> **Exercise task**: Write the data out again exactly, dropping any images it holds.

> **Information supplied**:
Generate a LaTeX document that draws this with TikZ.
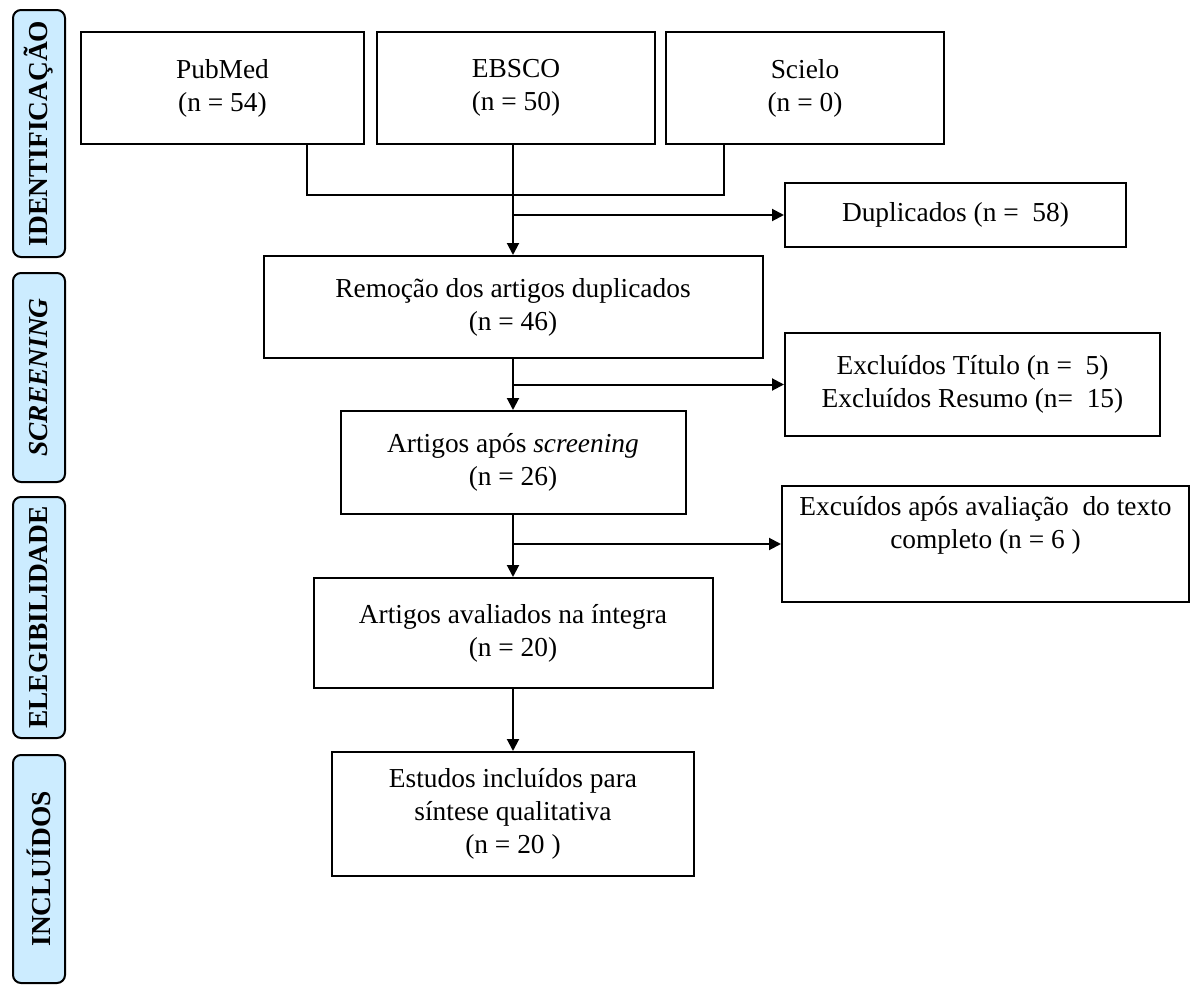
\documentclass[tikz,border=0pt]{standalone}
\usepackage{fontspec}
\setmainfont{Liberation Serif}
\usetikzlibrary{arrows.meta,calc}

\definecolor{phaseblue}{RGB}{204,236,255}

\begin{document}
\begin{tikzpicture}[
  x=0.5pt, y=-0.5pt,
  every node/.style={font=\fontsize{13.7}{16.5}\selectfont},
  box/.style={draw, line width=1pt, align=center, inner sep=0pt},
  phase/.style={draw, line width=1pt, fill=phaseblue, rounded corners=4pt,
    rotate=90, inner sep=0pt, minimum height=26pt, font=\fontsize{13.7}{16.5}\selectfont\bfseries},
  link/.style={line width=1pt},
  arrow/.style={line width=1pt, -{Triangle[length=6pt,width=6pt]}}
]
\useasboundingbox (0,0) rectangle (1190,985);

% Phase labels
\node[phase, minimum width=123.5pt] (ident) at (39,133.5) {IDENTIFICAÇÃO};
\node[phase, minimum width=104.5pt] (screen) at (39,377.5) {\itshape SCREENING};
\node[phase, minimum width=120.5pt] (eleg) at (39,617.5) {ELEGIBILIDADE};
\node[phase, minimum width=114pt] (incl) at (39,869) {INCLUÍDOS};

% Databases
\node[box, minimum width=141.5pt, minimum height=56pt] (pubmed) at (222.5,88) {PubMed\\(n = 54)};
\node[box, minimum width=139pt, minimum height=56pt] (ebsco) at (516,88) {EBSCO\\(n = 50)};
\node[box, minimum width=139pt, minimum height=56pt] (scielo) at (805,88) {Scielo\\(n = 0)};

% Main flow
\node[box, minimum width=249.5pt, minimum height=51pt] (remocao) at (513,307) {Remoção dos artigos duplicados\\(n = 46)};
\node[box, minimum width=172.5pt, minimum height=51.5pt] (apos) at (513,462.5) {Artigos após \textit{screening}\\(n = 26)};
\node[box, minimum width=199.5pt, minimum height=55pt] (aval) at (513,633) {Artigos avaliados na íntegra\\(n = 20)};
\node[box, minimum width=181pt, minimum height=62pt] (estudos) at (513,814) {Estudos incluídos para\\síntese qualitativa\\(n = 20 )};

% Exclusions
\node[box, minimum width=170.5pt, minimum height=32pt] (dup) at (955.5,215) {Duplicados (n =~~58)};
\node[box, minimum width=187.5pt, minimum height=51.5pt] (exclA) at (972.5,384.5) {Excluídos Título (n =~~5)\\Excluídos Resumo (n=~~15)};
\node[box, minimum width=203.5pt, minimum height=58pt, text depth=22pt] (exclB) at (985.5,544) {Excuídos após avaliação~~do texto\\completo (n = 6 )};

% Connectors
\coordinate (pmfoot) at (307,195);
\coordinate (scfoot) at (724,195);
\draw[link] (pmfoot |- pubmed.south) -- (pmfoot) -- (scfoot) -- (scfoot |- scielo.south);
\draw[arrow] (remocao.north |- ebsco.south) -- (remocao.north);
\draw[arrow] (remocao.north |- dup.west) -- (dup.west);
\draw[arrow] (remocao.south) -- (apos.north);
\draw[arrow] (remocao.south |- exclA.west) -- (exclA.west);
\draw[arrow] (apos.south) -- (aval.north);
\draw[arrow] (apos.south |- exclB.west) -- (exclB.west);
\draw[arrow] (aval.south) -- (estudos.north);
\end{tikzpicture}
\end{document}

> **Solution below**:
Generate a LaTeX document that draws this with TikZ.
\documentclass[tikz,border=0pt]{standalone}
\usepackage{fontspec}
\setmainfont{Liberation Serif}
\usetikzlibrary{arrows.meta,calc}

\definecolor{phaseblue}{RGB}{204,236,255}

\begin{document}
\begin{tikzpicture}[
  x=0.5pt, y=-0.5pt,
  every node/.style={font=\fontsize{13.7}{16.5}\selectfont},
  box/.style={draw, line width=1pt, align=center, inner sep=0pt},
  phase/.style={draw, line width=1pt, fill=phaseblue, rounded corners=4pt,
    rotate=90, inner sep=0pt, minimum height=26pt, font=\fontsize{13.7}{16.5}\selectfont\bfseries},
  link/.style={line width=1pt},
  arrow/.style={line width=1pt, -{Triangle[length=6pt,width=6pt]}}
]
\useasboundingbox (0,0) rectangle (1190,985);

% Phase labels
\node[phase, minimum width=123.5pt] (ident) at (39,133.5) {IDENTIFICAÇÃO};
\node[phase, minimum width=104.5pt] (screen) at (39,377.5) {\itshape SCREENING};
\node[phase, minimum width=120.5pt] (eleg) at (39,617.5) {ELEGIBILIDADE};
\node[phase, minimum width=114pt] (incl) at (39,869) {INCLUÍDOS};

% Databases
\node[box, minimum width=141.5pt, minimum height=56pt] (pubmed) at (222.5,88) {PubMed\\(n = 54)};
\node[box, minimum width=139pt, minimum height=56pt] (ebsco) at (516,88) {EBSCO\\(n = 50)};
\node[box, minimum width=139pt, minimum height=56pt] (scielo) at (805,88) {Scielo\\(n = 0)};

% Main flow
\node[box, minimum width=249.5pt, minimum height=51pt] (remocao) at (513,307) {Remoção dos artigos duplicados\\(n = 46)};
\node[box, minimum width=172.5pt, minimum height=51.5pt] (apos) at (513,462.5) {Artigos após \textit{screening}\\(n = 26)};
\node[box, minimum width=199.5pt, minimum height=55pt] (aval) at (513,633) {Artigos avaliados na íntegra\\(n = 20)};
\node[box, minimum width=181pt, minimum height=62pt] (estudos) at (513,814) {Estudos incluídos para\\síntese qualitativa\\(n = 20 )};

% Exclusions
\node[box, minimum width=170.5pt, minimum height=32pt] (dup) at (955.5,215) {Duplicados (n =~~58)};
\node[box, minimum width=187.5pt, minimum height=51.5pt] (exclA) at (972.5,384.5) {Excluídos Título (n =~~5)\\Excluídos Resumo (n=~~15)};
\node[box, minimum width=203.5pt, minimum height=58pt, text depth=22pt] (exclB) at (985.5,544) {Excuídos após avaliação~~do texto\\completo (n = 6 )};

% Connectors
\coordinate (pmfoot) at (307,195);
\coordinate (scfoot) at (724,195);
\draw[link] (pmfoot |- pubmed.south) -- (pmfoot) -- (scfoot) -- (scfoot |- scielo.south);
\draw[arrow] (remocao.north |- ebsco.south) -- (remocao.north);
\draw[arrow] (remocao.north |- dup.west) -- (dup.west);
\draw[arrow] (remocao.south) -- (apos.north);
\draw[arrow] (remocao.south |- exclA.west) -- (exclA.west);
\draw[arrow] (apos.south) -- (aval.north);
\draw[arrow] (apos.south |- exclB.west) -- (exclB.west);
\draw[arrow] (aval.south) -- (estudos.north);
\end{tikzpicture}
\end{document}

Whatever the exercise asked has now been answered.